▶ [Material to process]:
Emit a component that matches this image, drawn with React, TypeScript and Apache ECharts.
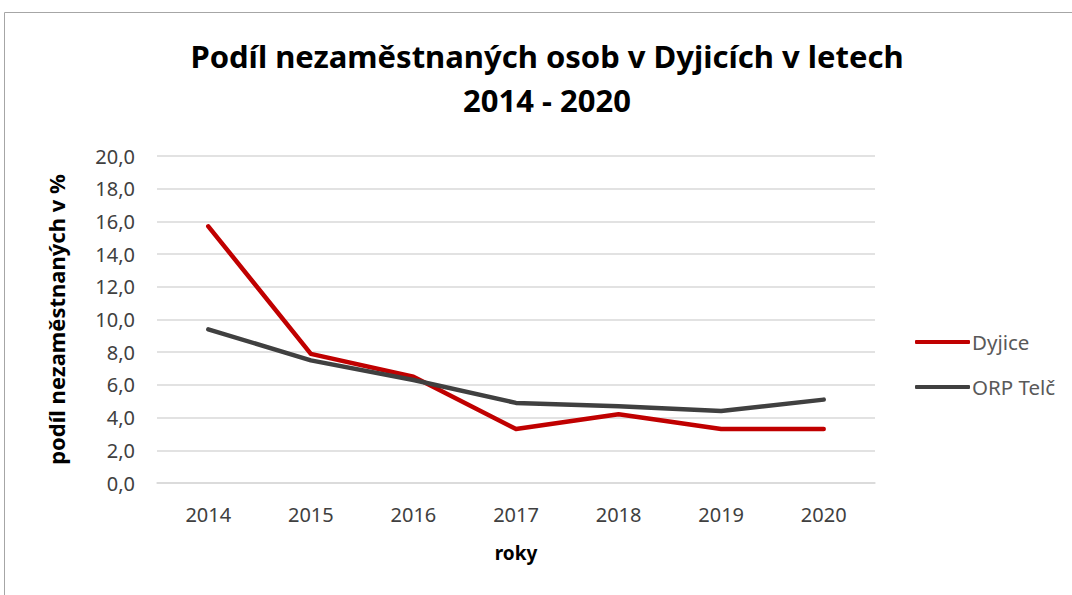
import React, { useEffect, useRef } from "react";
import * as echarts from "echarts";

const years = ["2014", "2015", "2016", "2017", "2018", "2019", "2020"];
const dyjice = [15.7, 7.9, 6.5, 3.3, 4.2, 3.3, 3.3];
const orpTelc = [9.4, 7.5, 6.3, 4.9, 4.7, 4.4, 5.1];
const titleText = "Podíl nezaměstnaných osob v Dyjicích v letech\n2014 - 2020";
const yAxisName = "podíl nezaměstnaných v %";
const xAxisName = "roky";

const FONT = "'Noto Sans', sans-serif";

export default function App() {
  const ref = useRef<HTMLDivElement>(null);
  useEffect(() => {
    if (!ref.current) return;
    const chart = echarts.init(ref.current, undefined, { renderer: "svg" });
    chart.setOption({
      animation: false,
      backgroundColor: "#ffffff",
      textStyle: { fontFamily: FONT },
      graphic: [
        {
          type: "rect",
          shape: { x: 4.5, y: 12.5, width: 1080, height: 600 },
          style: { fill: "none", stroke: "#a6a6a6", lineWidth: 1 },
          silent: true,
        },
      ],
      title: {
        text: titleText,
        left: 542,
        top: 29,
        textAlign: "center",
        textStyle: {
          fontFamily: FONT,
          fontSize: 31,
          fontWeight: "bold",
          color: "#000000",
          lineHeight: 44,
        },
      },
      legend: {
        orient: "vertical",
        left: 910,
        top: 326,
        itemWidth: 55,
        itemHeight: 4,
        itemGap: 23,
        icon: "roundRect",
        textStyle: { fontFamily: FONT, fontSize: 20.5, lineHeight: 22, color: "#595959", padding: [0, 0, 0, -3] },
        data: ["Dyjice", "ORP Telč"],
      },
      grid: { left: 157, right: 197, top: 156, bottom: 112 },
      xAxis: {
        type: "category",
        data: years,
        boundaryGap: true,
        name: xAxisName,
        nameLocation: "middle",
        nameGap: 60,
        nameTextStyle: { fontFamily: FONT, fontSize: 19, fontWeight: "bold", color: "#000000" },
        axisLine: { show: true, lineStyle: { color: "#d9d9d9", width: 1.5 } },
        axisTick: { show: false },
        axisLabel: { fontFamily: FONT, fontSize: 20, color: "#404040", margin: 21 },
      },
      yAxis: {
        type: "value",
        min: 0,
        max: 20,
        interval: 2,
        name: yAxisName,
        nameLocation: "middle",
        nameGap: 90,
        nameRotate: 90,
        nameTextStyle: { fontFamily: FONT, fontSize: 22, fontWeight: "bold", color: "#000000" },
        axisLine: { show: false },
        axisTick: { show: false },
        splitLine: { lineStyle: { color: "#d9d9d9", width: 1.5 } },
        axisLabel: {
          fontFamily: FONT,
          fontSize: 20,
          color: "#404040",
          margin: 22,
          formatter: (v: number) => v.toFixed(1).replace(".", ","),
        },
      },
      series: [
        {
          name: "Dyjice",
          type: "line",
          data: dyjice,
          symbol: "none",
          lineStyle: { color: "#c00000", width: 4.5, cap: "round", join: "round" },
          itemStyle: { color: "#c00000" },
        },
        {
          name: "ORP Telč",
          type: "line",
          data: orpTelc,
          symbol: "none",
          lineStyle: { color: "#404040", width: 4.5, cap: "round", join: "round" },
          itemStyle: { color: "#404040" },
        },
      ],
    });
    return () => chart.dispose();
  }, []);
  return <div ref={ref} style={{ width: 1072, height: 595, position: "absolute", left: 0, top: 0 }} />;
}
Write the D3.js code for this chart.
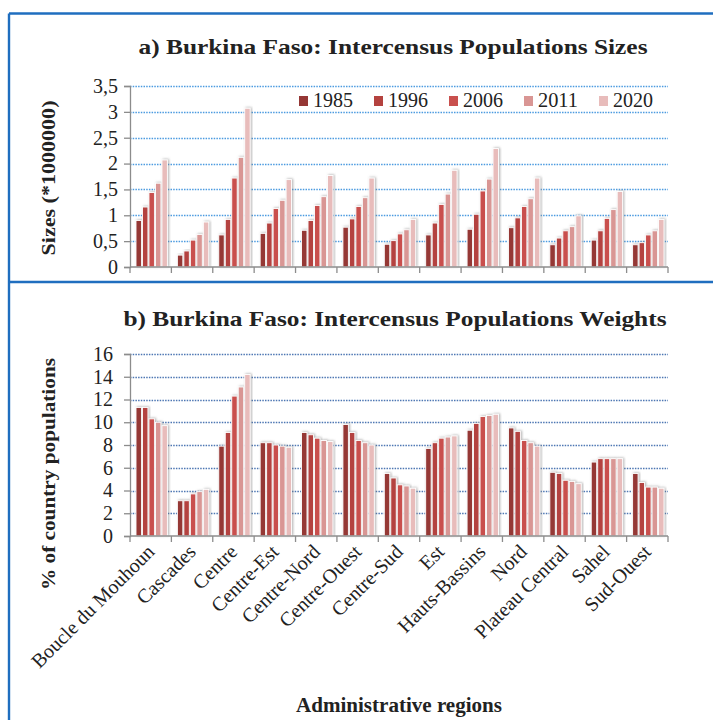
<!DOCTYPE html>
<html>
<head>
<meta charset="utf-8">
<script src="https://cdn.jsdelivr.net/npm/d3@7"></script>
<style>
  html, body { margin: 0; padding: 0; background: #fff; }
  svg { display: block; }
  text { font-family: "Liberation Serif", "DejaVu Serif", serif; fill: #222; }
</style>
</head>
<body>
<svg id="chart" width="713" height="720"></svg>
<script>
// Census years and administrative regions
const years = ["1985", "1996", "2006", "2011", "2020"];
const regions = ["Boucle du Mouhoun", "Cascades", "Centre", "Centre-Est", "Centre-Nord",
  "Centre-Ouest", "Centre-Sud", "Est", "Hauts-Bassins", "Nord", "Plateau Central", "Sahel", "Sud-Ouest"];

// Population sizes (millions), one value per region for each census year
const sizes1985 = [0.90, 0.23, 0.62, 0.65, 0.71, 0.77, 0.44, 0.62, 0.73, 0.76, 0.43, 0.52, 0.43];
const sizes1996 = [1.16, 0.31, 0.92, 0.85, 0.90, 0.93, 0.51, 0.85, 1.02, 0.95, 0.56, 0.70, 0.47];
const sizes2006 = [1.44, 0.52, 1.72, 1.13, 1.19, 1.17, 0.64, 1.21, 1.47, 1.17, 0.70, 0.94, 0.62];
const sizes2011 = [1.62, 0.63, 2.12, 1.29, 1.36, 1.34, 0.72, 1.41, 1.70, 1.32, 0.78, 1.11, 0.70];
const sizes2020 = [2.07, 0.87, 3.07, 1.69, 1.77, 1.72, 0.92, 1.87, 2.29, 1.72, 0.99, 1.46, 0.92];

// Share of the country population (%)
const weights1985 = [11.3, 3.1, 7.9, 8.2, 9.1, 9.8, 5.5, 7.7, 9.3, 9.5, 5.6, 6.5, 5.5];
const weights1996 = [11.3, 3.1, 9.1, 8.2, 8.9, 9.1, 5.1, 8.2, 9.9, 9.2, 5.5, 6.8, 4.7];
const weights2006 = [10.3, 3.7, 12.3, 8.0, 8.6, 8.4, 4.5, 8.6, 10.5, 8.4, 4.9, 6.8, 4.3];
const weights2011 = [10.0, 3.9, 13.1, 7.9, 8.4, 8.2, 4.4, 8.7, 10.6, 8.2, 4.8, 6.8, 4.3];
const weights2020 = [9.7, 4.1, 14.2, 7.8, 8.3, 8.0, 4.2, 8.8, 10.7, 7.9, 4.6, 6.8, 4.2];

// Axis ticks
const sizeTicks = [0, 0.5, 1, 1.5, 2, 2.5, 3, 3.5];
const weightTicks = [0, 2, 4, 6, 8, 10, 12, 14, 16];

const sizeSeries = [sizes1985, sizes1996, sizes2006, sizes2011, sizes2020];
const weightSeries = [weights1985, weights1996, weights2006, weights2011, weights2020];
const colors = ["#953735", "#B4423F", "#C9504E", "#D99694", "#E8BCBB"];

const svg = d3.select("#chart");
const color = d3.scaleOrdinal().domain(years).range(colors);

// Soft shadow behind every bar
const defs = svg.append("defs");
const f = defs.append("filter").attr("id", "shadow")
  .attr("x", "-50%").attr("y", "-10%").attr("width", "200%").attr("height", "120%");
f.append("feDropShadow").attr("dx", 1.2).attr("dy", -0.5).attr("stdDeviation", 1.1)
  .attr("flood-color", "#777").attr("flood-opacity", 0.55);

// Frame lines
const frame = svg.append("g").attr("stroke", "#1F6EBF").attr("stroke-width", 2.4).attr("fill", "none");
frame.append("line").attr("x1", 9).attr("x2", 713).attr("y1", 13.5).attr("y2", 13.5);
frame.append("line").attr("x1", 9).attr("x2", 9).attr("y1", 13.5).attr("y2", 720);
frame.append("line").attr("x1", 9).attr("x2", 713).attr("y1", 282).attr("y2", 282);

const xLeft = 130, xRight = 668;
const x0 = d3.scaleBand().domain(regions).range([xLeft, xRight]).padding(0);
const x1 = d3.scaleBand().domain(years).range([6, x0.bandwidth() - 4]).paddingInner(0.16);

function panel(opts) {
  const g = svg.append("g");
  const y = d3.scaleLinear().domain(opts.domain).range([opts.y0, opts.y1]);

  // dotted gridlines
  g.append("g").selectAll("line").data(opts.ticks.filter(t => t > 0)).join("line")
    .attr("x1", xLeft).attr("x2", xRight)
    .attr("y1", d => Math.round(y(d)) + 0.5).attr("y2", d => Math.round(y(d)) + 0.5)
    .attr("stroke", opts.gridColor).attr("stroke-width", 1.3).attr("stroke-dasharray", "1.5,1.2");

  // grouped bars
  const rows = regions.map((r, i) => ({ region: r, values: years.map((yr, k) => ({ year: yr, value: opts.series[k][i] })) }));
  g.append("g").selectAll("g").data(rows).join("g")
    .attr("transform", d => `translate(${x0(d.region)},0)`)
    .selectAll("rect").data(d => d.values).join("rect")
    .attr("x", d => x1(d.year))
    .attr("width", x1.bandwidth())
    .attr("y", d => y(d.value))
    .attr("height", d => y(0) - y(d.value))
    .attr("fill", d => color(d.year))
    .attr("stroke", "#fff").attr("stroke-width", 0.9)
    .attr("filter", "url(#shadow)");

  // y axis
  const ya = g.append("g").attr("transform", `translate(${xLeft},0)`)
    .call(d3.axisLeft(y).tickValues(opts.ticks).tickSize(6).tickPadding(opts.tickPad)
      .tickFormat(d => String(d).replace(".", ",")));
  ya.select(".domain").attr("stroke", "#8c8c8c").attr("stroke-width", 1.3);
  ya.selectAll(".tick line").attr("stroke", "#8c8c8c").attr("stroke-width", 1.3);
  ya.selectAll(".tick text").attr("font-size", 20).attr("font-family", "Liberation Serif, serif").attr("fill", "#333");

  // x axis baseline with category boundary ticks
  const xa = g.append("g");
  xa.append("line").attr("x1", xLeft).attr("x2", xRight).attr("y1", y(0)).attr("y2", y(0))
    .attr("stroke", "#8c8c8c").attr("stroke-width", 1.3);
  const bounds = regions.map(r => x0(r)).concat([xRight]);
  xa.selectAll("line.b").data(bounds).join("line").attr("class", "b")
    .attr("x1", d => d).attr("x2", d => d).attr("y1", y(0)).attr("y2", y(0) + 6)
    .attr("stroke", "#8c8c8c").attr("stroke-width", 1.3);

  // title
  g.append("text").attr("x", opts.titleX).attr("y", opts.titleY).attr("text-anchor", "middle")
    .attr("font-size", 22).attr("font-weight", "bold").attr("fill", "#111")
    .attr("textLength", opts.titleLen).attr("lengthAdjust", "spacingAndGlyphs")
    .text(opts.title);

  // y axis label
  g.append("text").attr("transform", `translate(${opts.labelX},${opts.labelY}) rotate(-90)`)
    .attr("text-anchor", "middle").attr("font-size", 18).attr("font-weight", "bold")
    .attr("textLength", opts.labelLen).attr("lengthAdjust", "spacingAndGlyphs").attr("fill", "#111")
    .text(opts.yLabel);
  return { g, y };
}

// a) sizes
panel({
  domain: [0, 3.5], y0: 267, y1: 86, ticks: sizeTicks, series: sizeSeries, tickPad: 6,
  gridColor: "#4C9BE0", title: "a) Burkina Faso: Intercensus Populations Sizes",
  titleX: 393, titleY: 54, titleLen: 509,
  yLabel: "Sizes (*1000000)", labelX: 55, labelY: 178, labelLen: 155
});

// legend
const legend = svg.append("g").selectAll("g").data(years).join("g")
  .attr("transform", (d, i) => `translate(${299 + i * 75},92)`);
legend.append("rect").attr("width", 9).attr("height", 10).attr("y", 4).attr("fill", d => color(d));
legend.append("text").attr("x", 14).attr("y", 15).attr("font-size", 20).attr("fill", "#333")
  .attr("textLength", 40).attr("lengthAdjust", "spacingAndGlyphs").text(d => d);

// b) weights
const pb = panel({
  domain: [0, 16], y0: 536, y1: 354, ticks: weightTicks, series: weightSeries, tickPad: 11,
  gridColor: "#4E77B3", title: "b) Burkina Faso: Intercensus Populations Weights",
  titleX: 395, titleY: 326, titleLen: 543,
  yLabel: "% of country populations", labelX: 55, labelY: 474, labelLen: 232
});

// rotated region names
pb.g.append("g").selectAll("text").data(regions).join("text")
  .attr("transform", d => `translate(${x0(d) + x0.bandwidth() / 2 + 5},${553}) rotate(-45)`)
  .attr("text-anchor", "end").attr("font-size", 20).attr("fill", "#333")
  .text(d => d);

svg.append("text").attr("x", 399).attr("y", 712).attr("text-anchor", "middle")
  .attr("font-size", 20).attr("font-weight", "bold").attr("fill", "#111")
  .attr("textLength", 206).attr("lengthAdjust", "spacingAndGlyphs")
  .text("Administrative regions");
</script>
</body>
</html>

▶ [Your instructions]:
Your task is to gather all lines from the entries above that hold the word "this".

▶ [Answer]:
Emit a component that matches this image, drawn with React, TypeScript and Apache ECharts.
Write the D3.js code for this chart.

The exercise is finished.